INGRAM
v.
DEPARTMENT OF TRANSPORTATION.
No. A07A0521.
Court of Appeals of Georgia.
June 29, 2007.Casey Gilson, George P. Shingler, Atlanta, for Appellant.
Thurbert E. Baker, Atty. Gen., Atlanta, Claude McLaurin Sitton, Asst. Atty. Gen., Decatur, for Appellee.
*730 PHIPPS, Judge.
Betty Jean Ingram, individually as surviving spouse and as administratrix of her husband's estate, sued the Georgia Department of Transportation (DOT) for damages arising out of a July 28, 2001 automobile collision that resulted in her husband's death. The trial court dismissed the case on the ground that Ingram had failed to comply with OCGA § 50-21-35 because she did not timely amend her complaint with a certificate showing that she had mailed a copy of the complaint to the attorney general. Ingram appeals. For reasons set forth below, we vacate the judgment and remand the case to the trial court with direction.
OCGA § 50-21-35 governs matters of service of process and other notice requirements in civil actions brought against the state under the Georgia Tort Claims Act.[1] It requires, among other things, that the plaintiff effect the following: "A copy of the complaint, showing the date of filing, shall also be mailed to the Attorney General at his or her usual office address, by certified mail or statutory overnight delivery, return receipt requested and there shall be attached to the complaint a certificate that this requirement has been met."[2]
Ingram filed her complaint on July 25, 2003, days before the running of the statute of limitation. She served the DOT and the Risk Management Division of the Department of Administrative Services. Ingram mailed the attorney general a copy of the complaint approximately two and one-half weeks after the statute expired. About two months after the statute expired, Ingram filed an amendment to her complaint certifying that a copy of the complaint had been so mailed.
In March 2006, the DOT moved to dismiss Ingram's case, pointing out that Ingram had mailed the attorney general a copy of the complaint and filed the certification amendment after the limitation period had expired. The DOT argued that pursuant to the Supreme Court of Georgia's decision of Camp v. Coweta County,[3] the expiration of the limitation period barred Ingram's certification amendment; therefore, the amendment must be stricken; and without such amendment, Ingram's complaint was fatally defective under OCGA § 50-21-35.

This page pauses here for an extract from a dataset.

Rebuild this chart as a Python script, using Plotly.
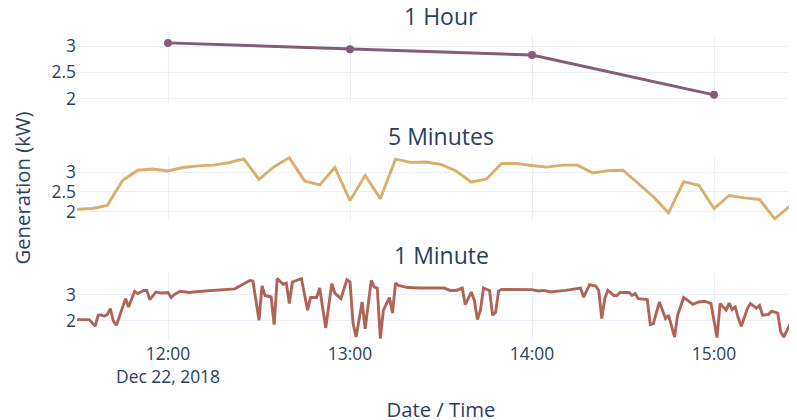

The trial court agreed and granted the DOT's motion to dismiss. In so doing, it relied upon the following language in Camp:
Because there are no specific proscriptions against amendments to cure a defect in the certification requirement under OCGA § 50-21-35, an amendment should generally be allowed prior to the entry of a pretrial order unless there is good reason to deny it, such as where the statute of limitation has expired before the defect is cured.[4]
In Backensto v. Ga. Dept. of Transp.,[5] we acknowledged that the emphasized language arguably supports the conclusion that a certification amendment filed after the expiration of the limitation period would be subject to a motion to strike. However, we determined that such a result would be inconsistent with the Civil Practice Act that permits a party to "`amend his pleading as a matter of course and without leave of court at any time before the entry of a pretrial order.'"[6] We further explained in Backensto that there is no need to resolve the apparent conflict between the Supreme Court's opinion and the Civil Practice Act because "the language emphasized above is nonbinding dicta. In Camp . . ., the plaintiff amended his complaint before the statute of limitation expired."[7] In Backensto, where the plaintiff amended the complaint after the statute of limitation expired, we held:
[E]ven if a certification amendment could be properly stricken based upon the expiration *731 of the statute of limitation alone, we do not believe the Supreme Court's opinion in Camp . . . should be construed to mean that the complaint must automatically be dismissed. Instead, . . . the defendant must demonstrate actual prejudice.[8]
In this case, the record contains no pretrial order.[9] And the dismissal order which preceded Backensto shows that the trial court did not consider whether the DOT had demonstrated actual prejudice. Instead, the trial court determined: "[B]ecause the statute of limitation[ ] had expired prior to [Ingram] amending her original complaint to correct the certification defect, in light of the Camp decision, the Court must conclude that [Ingram's] amended complaint is not permissible."
Under these circumstances, we must vacate the dismissal order and remand the case for proceedings not inconsistent with Backensto's requirement that the defendant show actual prejudice.[10]
Judgment vacated and case remanded with direction.
JOHNSON, P.J., and MIKELL, J., concur.
NOTES
[1] OCGA § 50-21-20 et seq.
[2] OCGA § 50-21-35.
[3] 280 Ga. 199, 625 S.E.2d 759 (2006).
[4] Id. at 203(3), 625 S.E.2d 759(footnote omitted; emphasis supplied)
[5] 284 Ga.App. 41, 44, 643 S.E.2d 302 (2007).
[6] Id. (quoting OCGA § 9-11-15(a)).
[7] Backensto, supra.
[8] Id.
[9] Ingram's notice of appeal directed the trial court clerk to "omit nothing from the record on appeal."